The second reason is to do with the song I am listening to as I write this. When I was 15, starting to play guitar & absorbing styles from those players I knew, I had a friend called Ange who played guitar & had a beautiful voice. She must have introduced me to Jackson Browne's music because she used to sing a song I thought was called Morocco, because that word occurs prominently in the chorus, but is in fact called Something Fine & is on Saturate Before Using. It's a haunting song, & her version was too.

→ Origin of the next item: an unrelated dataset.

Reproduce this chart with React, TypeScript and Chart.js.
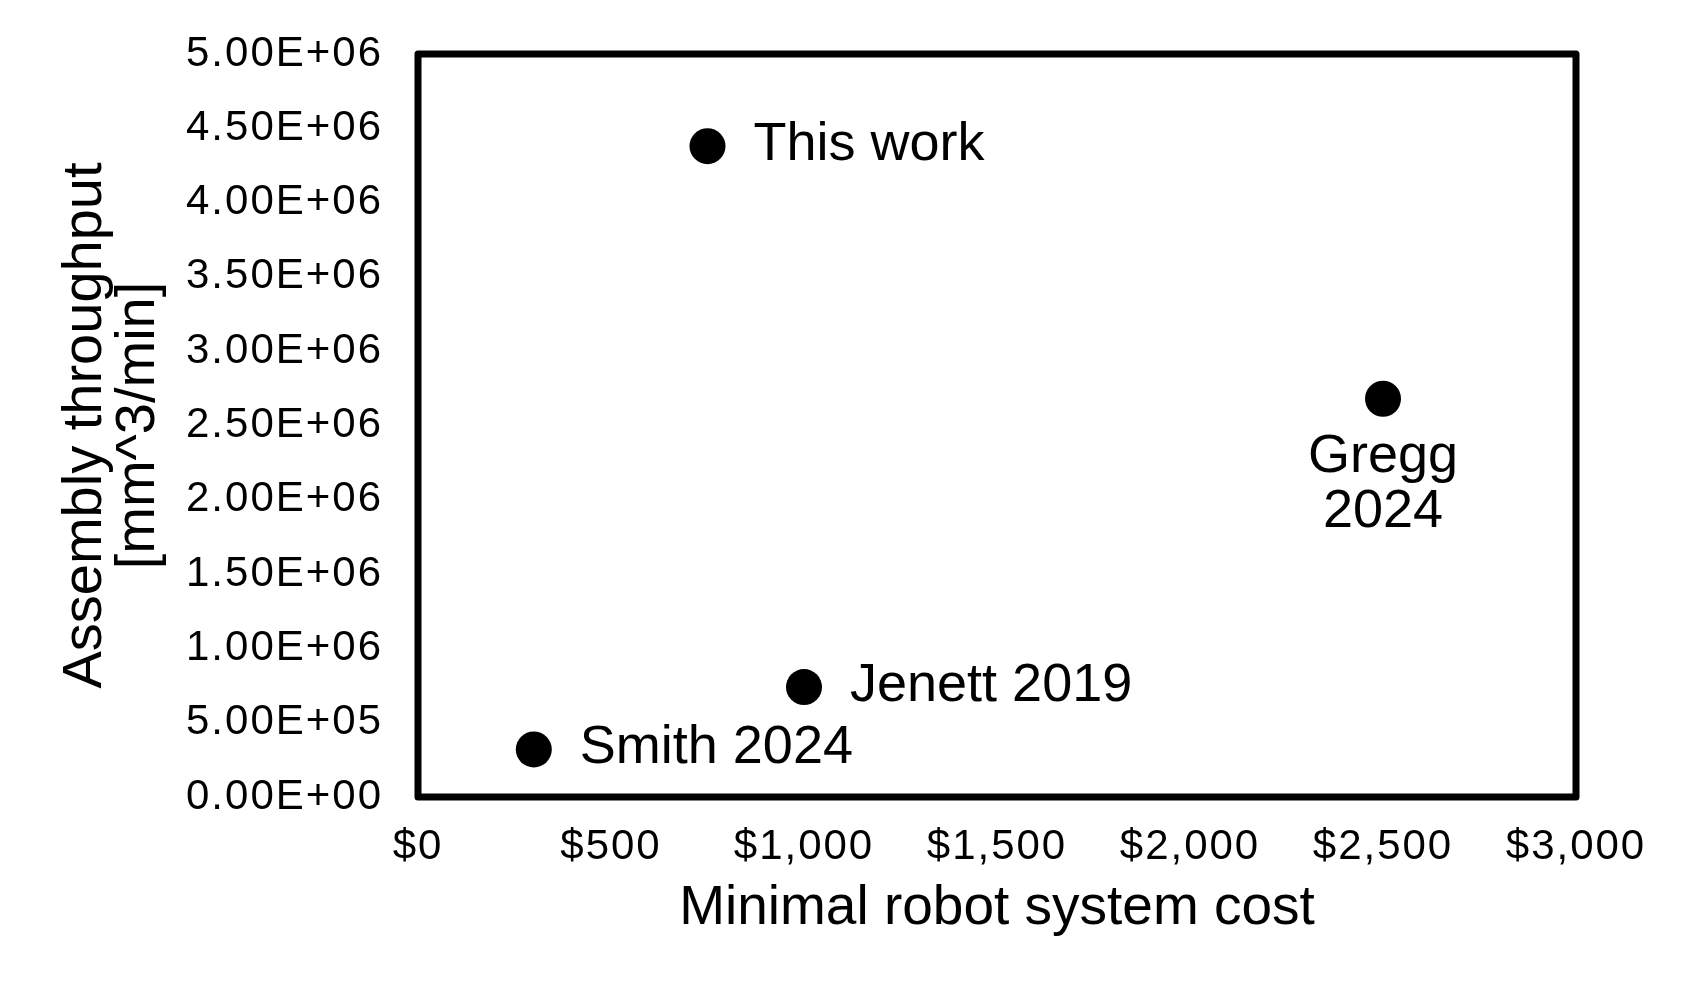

The third reason is to do with how I learned to play the guitar. My eldest brother JP is a player, & he showed me a few chords & above all barre chords. Then I got one of those thin guitar-case chord books (I still have it, the same one) to further my education. One major method I had of teaching myself was to get scores out of the Central Library. If you think about it, only scores where I knew the music in the first place (since I can't sight-read) & were simple enough for me to have a chance of playing them were of any use to me - & of course my choice was limited by what the library had on offer. They had a copy of the music for Saturate Before Using (other invaluable ones were of The Wall & The Final Cut by Pink Floyd), & I ploughed through it, playing what I could. So, as it turns out, Jackson Browne was unwittingly one of my major guitar teachers. That deep innocent thrill of playing something that sounds even remotely, however stumblingly, like what's coming out of the speakers, what's coming off the record ! And they were records or tapes in those days; this took place in the second half of the 80s.

The fourth reason is that Jackson's song Late For the Sky is used by Martin Scorsese as the soundtrack to a very powerful scene in Taxi Driver. It's quite late on in the film, & Travis is just sat in his small apartment watching television. There's a pop programme on, with teenagers dancing to Late for the Sky. Their carefree enjoyment forms an awful contrast with Travis' isolation as he watches, & you can see the pain, anger & loneliness in his face. Late for the Sky is a very poignant song to start off with; its use in this scene heightens the effect both of it & the scene itself greatly. I used to be obsessed with Taxi Driver. The first 3-quarters of the film, before Travis goes completely nuts, I related to very strongly indeed, in a way that's hard to convey or recapture once it's gone, which it has. I used to have a big Taxi Driver poster showing Travis walking up the street towards the camera, which I loved, in my kitchen; and I always thought it was a good & healthy thing when I took it down & put it away. So meeting Jackson himself brought up in an instant all those powerful forgotten feelings associated with Taxi Driver.

It was a power moment, no doubt about it.

Written & proofed to the accompaniment of Saturate Before Using.